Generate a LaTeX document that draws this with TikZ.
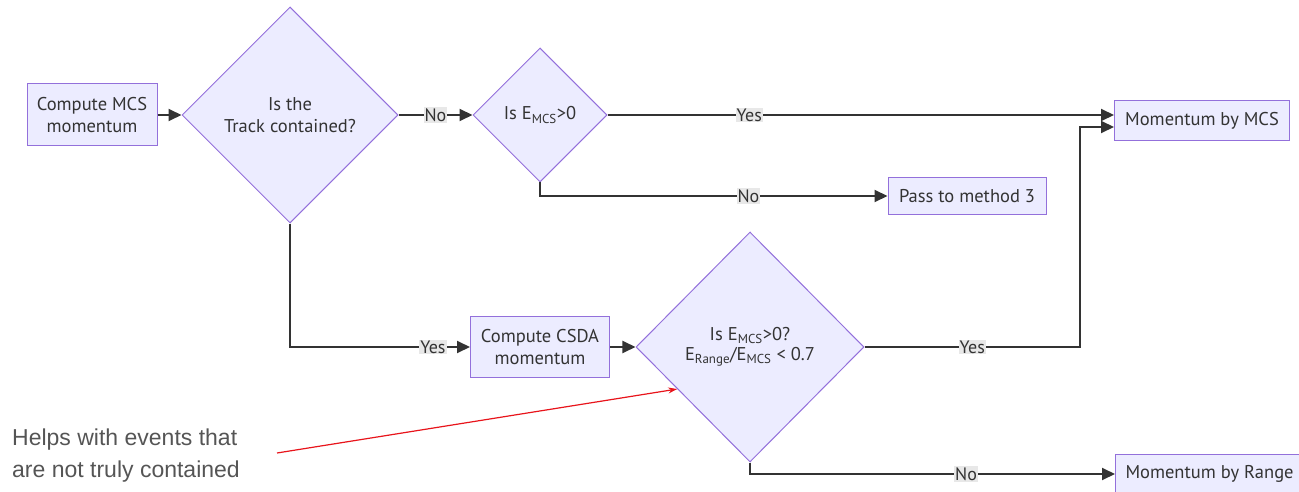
\documentclass[tikz,border=0pt]{standalone}
\usepackage{fontspec}
\setmainfont{PT Sans}
\newfontfamily\notefont{Liberation Sans}
\usetikzlibrary{shapes.geometric,arrows.meta}
\definecolor{nodefill}{HTML}{ECECFF}
\definecolor{nodeline}{HTML}{9370DB}
\definecolor{edgeline}{HTML}{333333}
\definecolor{labelbg}{HTML}{E8E8E8}
\definecolor{notegray}{HTML}{555555}
\definecolor{notered}{HTML}{E8141B}
\begin{document}
\begin{tikzpicture}[x=1pt,y=-1pt,
  every node/.style={font=\fontsize{18.5}{22}\selectfont, text=edgeline},
  procbox/.style={draw=nodeline, fill=nodefill, line width=1pt, rectangle, inner sep=0pt, align=center},
  decision/.style={draw=nodeline, fill=nodefill, line width=1pt, diamond, inner sep=0pt, align=center},
  flow/.style={draw=edgeline, line width=1.9pt, -{Triangle[length=13pt,width=12pt]}},
  elabel/.style={fill=labelbg, inner sep=1pt, font=\fontsize{18}{21}\selectfont},
  pointer/.style={draw=notered, line width=1.2pt, -{Stealth[length=9pt,width=6pt]}}
]
\useasboundingbox (0,0) rectangle (1299,492);

% process boxes
\node[procbox, minimum width=130pt, minimum height=62pt] (mcs) at (92,115) {Compute MCS\\momentum};
\node[procbox, minimum width=175pt, minimum height=40pt] (bymcs) at (1202,121) {Momentum by MCS};
\node[procbox, minimum width=158pt, minimum height=36pt] (pass3) at (967,196) {Pass to method 3};
\node[procbox, minimum width=139pt, minimum height=61pt] (csda) at (540,347) {Compute CSDA\\momentum};
\node[procbox, minimum height=40pt, inner xsep=10pt, anchor=west] (byrange) at (1115,474) {Momentum by Range\hspace*{20pt}};

% decisions
\node[decision, minimum width=216pt, minimum height=216pt] (cont) at (290,115) {Is the\\Track contained?};
\node[decision, minimum width=134pt, minimum height=134pt] (emcs) at (540,115) {Is E\textsubscript{MCS}>0};
\node[decision, minimum width=228pt, minimum height=230pt] (ratio) at (750,347)
  {Is E\textsubscript{MCS}>0?\\[-2pt]E\textsubscript{Range}/E\textsubscript{MCS} < 0.7};

\coordinate (turn) at (1080,0);

% connectors
\draw[flow] (mcs) -- (cont);
\draw[flow] (cont) -- node[elabel]{No} (emcs);
\draw[flow] (emcs.east) -- node[elabel, pos=0.28]{Yes} (bymcs.west |- emcs.east);
\draw[flow] (emcs.south) |- node[elabel, pos=0.8]{No} (pass3.west);
\draw[flow] (cont.south) |- node[elabel, pos=0.897]{Yes} (csda.west);
\draw[flow] (csda) -- (ratio);
\draw[flow] (ratio.east) -- node[elabel]{Yes} (ratio.east -| turn) |- ([yshift=-6pt]bymcs.west);
\draw[flow] (ratio.south) |- node[elabel, pos=0.796]{No} (byrange.west);

% annotation
\node[font=\notefont\fontsize{23}{32}\selectfont, text=notegray, align=left, anchor=west, inner sep=0pt] (note) at (12,456)
  {Helps with events that\\are not truly contained};
\coordinate (notetail) at (277,453);
\draw[pointer] (notetail) -- (ratio.210);
\end{tikzpicture}
\end{document}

━━━━━━━━━━━━━━━━━━━━━━━━━━━━━━

### To be done
Omit the pictures and reproduce the listing exactly.

### Output
Generate a LaTeX document that draws this with TikZ.
\documentclass[tikz,border=0pt]{standalone}
\usepackage{fontspec}
\setmainfont{PT Sans}
\newfontfamily\notefont{Liberation Sans}
\usetikzlibrary{shapes.geometric,arrows.meta}
\definecolor{nodefill}{HTML}{ECECFF}
\definecolor{nodeline}{HTML}{9370DB}
\definecolor{edgeline}{HTML}{333333}
\definecolor{labelbg}{HTML}{E8E8E8}
\definecolor{notegray}{HTML}{555555}
\definecolor{notered}{HTML}{E8141B}
\begin{document}
\begin{tikzpicture}[x=1pt,y=-1pt,
  every node/.style={font=\fontsize{18.5}{22}\selectfont, text=edgeline},
  procbox/.style={draw=nodeline, fill=nodefill, line width=1pt, rectangle, inner sep=0pt, align=center},
  decision/.style={draw=nodeline, fill=nodefill, line width=1pt, diamond, inner sep=0pt, align=center},
  flow/.style={draw=edgeline, line width=1.9pt, -{Triangle[length=13pt,width=12pt]}},
  elabel/.style={fill=labelbg, inner sep=1pt, font=\fontsize{18}{21}\selectfont},
  pointer/.style={draw=notered, line width=1.2pt, -{Stealth[length=9pt,width=6pt]}}
]
\useasboundingbox (0,0) rectangle (1299,492);

% process boxes
\node[procbox, minimum width=130pt, minimum height=62pt] (mcs) at (92,115) {Compute MCS\\momentum};
\node[procbox, minimum width=175pt, minimum height=40pt] (bymcs) at (1202,121) {Momentum by MCS};
\node[procbox, minimum width=158pt, minimum height=36pt] (pass3) at (967,196) {Pass to method 3};
\node[procbox, minimum width=139pt, minimum height=61pt] (csda) at (540,347) {Compute CSDA\\momentum};
\node[procbox, minimum height=40pt, inner xsep=10pt, anchor=west] (byrange) at (1115,474) {Momentum by Range\hspace*{20pt}};

% decisions
\node[decision, minimum width=216pt, minimum height=216pt] (cont) at (290,115) {Is the\\Track contained?};
\node[decision, minimum width=134pt, minimum height=134pt] (emcs) at (540,115) {Is E\textsubscript{MCS}>0};
\node[decision, minimum width=228pt, minimum height=230pt] (ratio) at (750,347)
  {Is E\textsubscript{MCS}>0?\\[-2pt]E\textsubscript{Range}/E\textsubscript{MCS} < 0.7};

\coordinate (turn) at (1080,0);

% connectors
\draw[flow] (mcs) -- (cont);
\draw[flow] (cont) -- node[elabel]{No} (emcs);
\draw[flow] (emcs.east) -- node[elabel, pos=0.28]{Yes} (bymcs.west |- emcs.east);
\draw[flow] (emcs.south) |- node[elabel, pos=0.8]{No} (pass3.west);
\draw[flow] (cont.south) |- node[elabel, pos=0.897]{Yes} (csda.west);
\draw[flow] (csda) -- (ratio);
\draw[flow] (ratio.east) -- node[elabel]{Yes} (ratio.east -| turn) |- ([yshift=-6pt]bymcs.west);
\draw[flow] (ratio.south) |- node[elabel, pos=0.796]{No} (byrange.west);

% annotation
\node[font=\notefont\fontsize{23}{32}\selectfont, text=notegray, align=left, anchor=west, inner sep=0pt] (note) at (12,456)
  {Helps with events that\\are not truly contained};
\coordinate (notetail) at (277,453);
\draw[pointer] (notetail) -- (ratio.210);
\end{tikzpicture}
\end{document}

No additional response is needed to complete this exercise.